** begin **

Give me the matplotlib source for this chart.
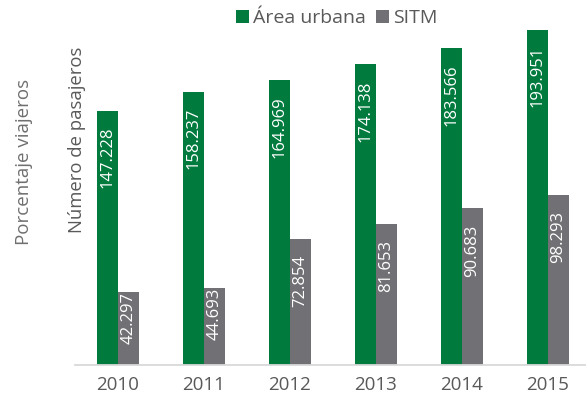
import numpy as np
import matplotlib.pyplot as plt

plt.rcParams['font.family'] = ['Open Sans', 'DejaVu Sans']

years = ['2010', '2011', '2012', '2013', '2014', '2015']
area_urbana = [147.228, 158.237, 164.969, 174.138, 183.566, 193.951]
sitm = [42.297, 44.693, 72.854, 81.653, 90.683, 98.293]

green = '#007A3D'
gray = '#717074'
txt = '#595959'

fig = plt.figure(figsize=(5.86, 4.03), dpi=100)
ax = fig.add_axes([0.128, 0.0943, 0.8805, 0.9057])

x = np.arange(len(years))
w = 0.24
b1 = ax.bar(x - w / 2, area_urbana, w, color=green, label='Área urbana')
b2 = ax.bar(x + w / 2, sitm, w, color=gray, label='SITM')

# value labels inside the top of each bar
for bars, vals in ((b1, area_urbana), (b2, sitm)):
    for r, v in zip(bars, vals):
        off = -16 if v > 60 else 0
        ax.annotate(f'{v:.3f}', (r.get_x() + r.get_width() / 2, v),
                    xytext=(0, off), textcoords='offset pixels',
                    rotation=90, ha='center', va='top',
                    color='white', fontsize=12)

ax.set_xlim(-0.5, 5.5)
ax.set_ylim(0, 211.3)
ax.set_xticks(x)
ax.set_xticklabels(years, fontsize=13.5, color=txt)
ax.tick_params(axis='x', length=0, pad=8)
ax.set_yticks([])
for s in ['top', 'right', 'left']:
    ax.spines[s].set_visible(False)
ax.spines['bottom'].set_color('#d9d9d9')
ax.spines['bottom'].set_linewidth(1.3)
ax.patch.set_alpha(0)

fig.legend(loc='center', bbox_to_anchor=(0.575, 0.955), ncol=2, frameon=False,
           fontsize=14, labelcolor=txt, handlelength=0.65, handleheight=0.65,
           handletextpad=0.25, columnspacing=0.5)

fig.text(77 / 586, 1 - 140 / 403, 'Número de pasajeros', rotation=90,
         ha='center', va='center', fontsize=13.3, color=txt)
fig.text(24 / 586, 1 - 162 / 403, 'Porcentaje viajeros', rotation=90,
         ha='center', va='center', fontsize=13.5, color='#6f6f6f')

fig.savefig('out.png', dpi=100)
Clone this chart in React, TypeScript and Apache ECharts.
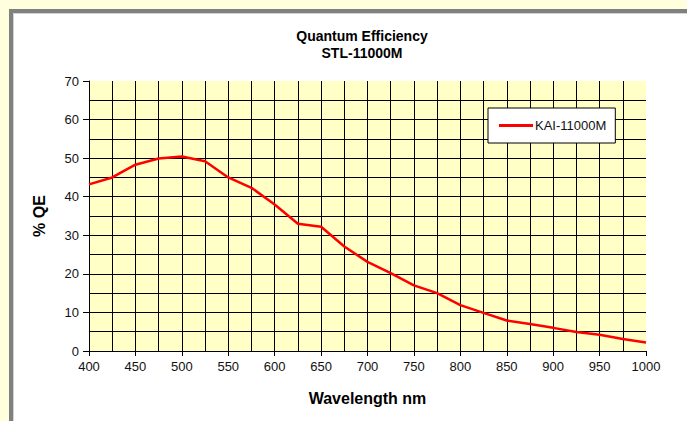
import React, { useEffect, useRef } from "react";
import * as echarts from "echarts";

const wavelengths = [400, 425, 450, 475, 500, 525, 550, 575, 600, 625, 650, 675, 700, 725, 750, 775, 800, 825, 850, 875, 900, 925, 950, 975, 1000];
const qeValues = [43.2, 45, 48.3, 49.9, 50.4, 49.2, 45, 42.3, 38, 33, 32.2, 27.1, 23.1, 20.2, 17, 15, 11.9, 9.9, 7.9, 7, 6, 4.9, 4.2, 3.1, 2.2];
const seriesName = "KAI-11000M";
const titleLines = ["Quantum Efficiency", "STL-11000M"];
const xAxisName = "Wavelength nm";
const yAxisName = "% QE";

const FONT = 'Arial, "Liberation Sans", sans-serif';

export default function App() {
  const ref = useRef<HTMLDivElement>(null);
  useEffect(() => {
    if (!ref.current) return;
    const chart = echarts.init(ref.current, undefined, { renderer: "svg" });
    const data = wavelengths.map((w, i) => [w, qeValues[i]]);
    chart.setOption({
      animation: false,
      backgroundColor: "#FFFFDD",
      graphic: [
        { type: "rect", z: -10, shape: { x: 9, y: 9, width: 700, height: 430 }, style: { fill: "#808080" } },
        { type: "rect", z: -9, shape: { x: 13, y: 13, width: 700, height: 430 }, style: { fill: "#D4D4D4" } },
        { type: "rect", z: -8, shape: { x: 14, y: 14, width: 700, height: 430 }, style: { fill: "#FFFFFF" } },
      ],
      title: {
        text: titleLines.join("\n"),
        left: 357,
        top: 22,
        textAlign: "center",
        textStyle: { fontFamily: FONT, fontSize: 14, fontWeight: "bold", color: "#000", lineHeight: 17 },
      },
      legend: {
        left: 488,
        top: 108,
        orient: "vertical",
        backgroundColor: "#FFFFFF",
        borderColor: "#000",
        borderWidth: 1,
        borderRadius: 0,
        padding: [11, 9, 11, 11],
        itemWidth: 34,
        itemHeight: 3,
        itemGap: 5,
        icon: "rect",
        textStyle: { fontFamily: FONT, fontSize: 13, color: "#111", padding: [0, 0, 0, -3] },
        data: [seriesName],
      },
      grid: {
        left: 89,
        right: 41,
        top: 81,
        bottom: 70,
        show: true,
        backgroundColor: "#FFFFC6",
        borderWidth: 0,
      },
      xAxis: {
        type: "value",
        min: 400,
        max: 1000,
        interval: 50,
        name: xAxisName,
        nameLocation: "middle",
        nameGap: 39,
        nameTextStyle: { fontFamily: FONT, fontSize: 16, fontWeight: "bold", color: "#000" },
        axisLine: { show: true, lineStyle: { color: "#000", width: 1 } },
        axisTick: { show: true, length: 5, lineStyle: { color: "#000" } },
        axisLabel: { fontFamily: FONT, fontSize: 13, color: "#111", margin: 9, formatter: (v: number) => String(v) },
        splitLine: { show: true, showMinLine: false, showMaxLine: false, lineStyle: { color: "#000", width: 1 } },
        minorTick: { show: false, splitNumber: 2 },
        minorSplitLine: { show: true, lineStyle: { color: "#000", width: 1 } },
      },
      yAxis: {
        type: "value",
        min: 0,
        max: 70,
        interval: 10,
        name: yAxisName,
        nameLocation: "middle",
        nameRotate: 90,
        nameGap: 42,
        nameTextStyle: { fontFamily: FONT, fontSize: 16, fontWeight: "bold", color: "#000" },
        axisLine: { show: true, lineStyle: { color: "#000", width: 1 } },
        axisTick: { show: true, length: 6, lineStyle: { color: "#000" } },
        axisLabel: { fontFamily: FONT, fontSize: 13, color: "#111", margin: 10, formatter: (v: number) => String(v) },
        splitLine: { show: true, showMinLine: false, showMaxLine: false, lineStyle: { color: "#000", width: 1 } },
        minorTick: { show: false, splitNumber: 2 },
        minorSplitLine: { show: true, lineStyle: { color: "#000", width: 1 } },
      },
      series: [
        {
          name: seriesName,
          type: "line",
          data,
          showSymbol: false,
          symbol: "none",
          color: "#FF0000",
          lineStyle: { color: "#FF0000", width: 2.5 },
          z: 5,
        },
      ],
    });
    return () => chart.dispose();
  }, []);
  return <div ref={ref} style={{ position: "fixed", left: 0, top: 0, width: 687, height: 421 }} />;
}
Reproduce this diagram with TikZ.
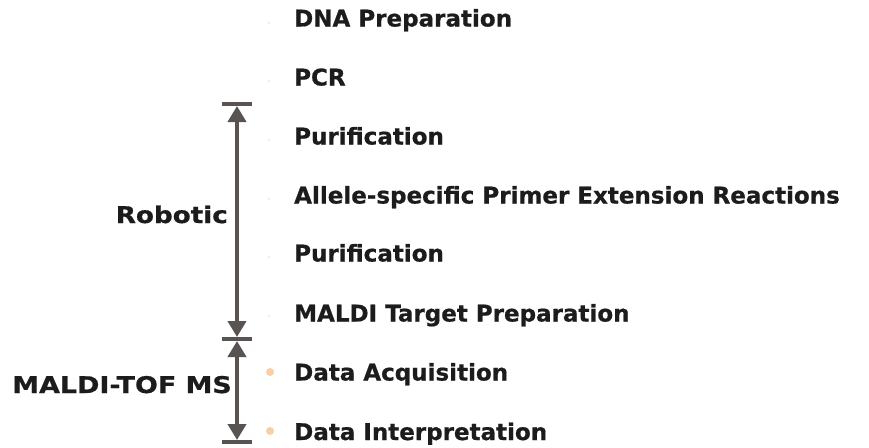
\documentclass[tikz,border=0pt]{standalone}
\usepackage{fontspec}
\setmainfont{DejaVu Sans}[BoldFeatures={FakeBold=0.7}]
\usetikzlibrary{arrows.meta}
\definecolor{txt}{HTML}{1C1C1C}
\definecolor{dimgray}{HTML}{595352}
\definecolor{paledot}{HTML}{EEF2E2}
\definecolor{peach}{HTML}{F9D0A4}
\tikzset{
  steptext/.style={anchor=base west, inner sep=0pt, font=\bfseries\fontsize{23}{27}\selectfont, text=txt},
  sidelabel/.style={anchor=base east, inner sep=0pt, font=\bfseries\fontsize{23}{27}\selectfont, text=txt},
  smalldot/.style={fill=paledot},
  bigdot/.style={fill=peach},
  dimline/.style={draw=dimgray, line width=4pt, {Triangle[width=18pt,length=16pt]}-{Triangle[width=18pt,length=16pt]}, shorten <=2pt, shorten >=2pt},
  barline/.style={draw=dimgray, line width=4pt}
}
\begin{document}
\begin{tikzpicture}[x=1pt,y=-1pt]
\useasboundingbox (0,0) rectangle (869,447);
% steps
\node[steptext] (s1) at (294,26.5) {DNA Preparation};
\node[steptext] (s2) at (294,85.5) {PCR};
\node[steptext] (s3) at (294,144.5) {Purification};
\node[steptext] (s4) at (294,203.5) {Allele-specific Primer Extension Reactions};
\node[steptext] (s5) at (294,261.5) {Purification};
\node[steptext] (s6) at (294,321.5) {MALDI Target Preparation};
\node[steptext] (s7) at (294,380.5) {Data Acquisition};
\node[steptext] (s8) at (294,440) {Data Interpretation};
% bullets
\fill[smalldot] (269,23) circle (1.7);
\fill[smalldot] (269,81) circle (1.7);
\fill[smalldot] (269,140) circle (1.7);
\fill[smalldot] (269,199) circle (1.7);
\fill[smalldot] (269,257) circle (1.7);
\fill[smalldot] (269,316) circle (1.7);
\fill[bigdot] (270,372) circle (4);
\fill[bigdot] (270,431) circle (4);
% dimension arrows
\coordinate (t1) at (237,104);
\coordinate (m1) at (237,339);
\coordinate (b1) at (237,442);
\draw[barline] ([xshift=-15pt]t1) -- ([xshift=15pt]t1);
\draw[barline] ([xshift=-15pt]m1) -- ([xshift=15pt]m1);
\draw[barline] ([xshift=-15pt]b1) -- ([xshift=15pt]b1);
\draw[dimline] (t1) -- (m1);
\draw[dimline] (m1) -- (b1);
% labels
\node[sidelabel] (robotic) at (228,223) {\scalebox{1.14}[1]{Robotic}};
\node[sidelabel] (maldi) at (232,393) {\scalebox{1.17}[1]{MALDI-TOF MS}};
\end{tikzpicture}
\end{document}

** end **

### Exercise:
Give back exactly the lines from the top of the records to the line containing "ax = fig.add_axes([0.128, 0.0943, 0.8805, 0.9057])", both included, and no pictures.

### Result of the exercise:
Give me the matplotlib source for this chart.
import numpy as np
import matplotlib.pyplot as plt

plt.rcParams['font.family'] = ['Open Sans', 'DejaVu Sans']

years = ['2010', '2011', '2012', '2013', '2014', '2015']
area_urbana = [147.228, 158.237, 164.969, 174.138, 183.566, 193.951]
sitm = [42.297, 44.693, 72.854, 81.653, 90.683, 98.293]

green = '#007A3D'
gray = '#717074'
txt = '#595959'

fig = plt.figure(figsize=(5.86, 4.03), dpi=100)
ax = fig.add_axes([0.128, 0.0943, 0.8805, 0.9057])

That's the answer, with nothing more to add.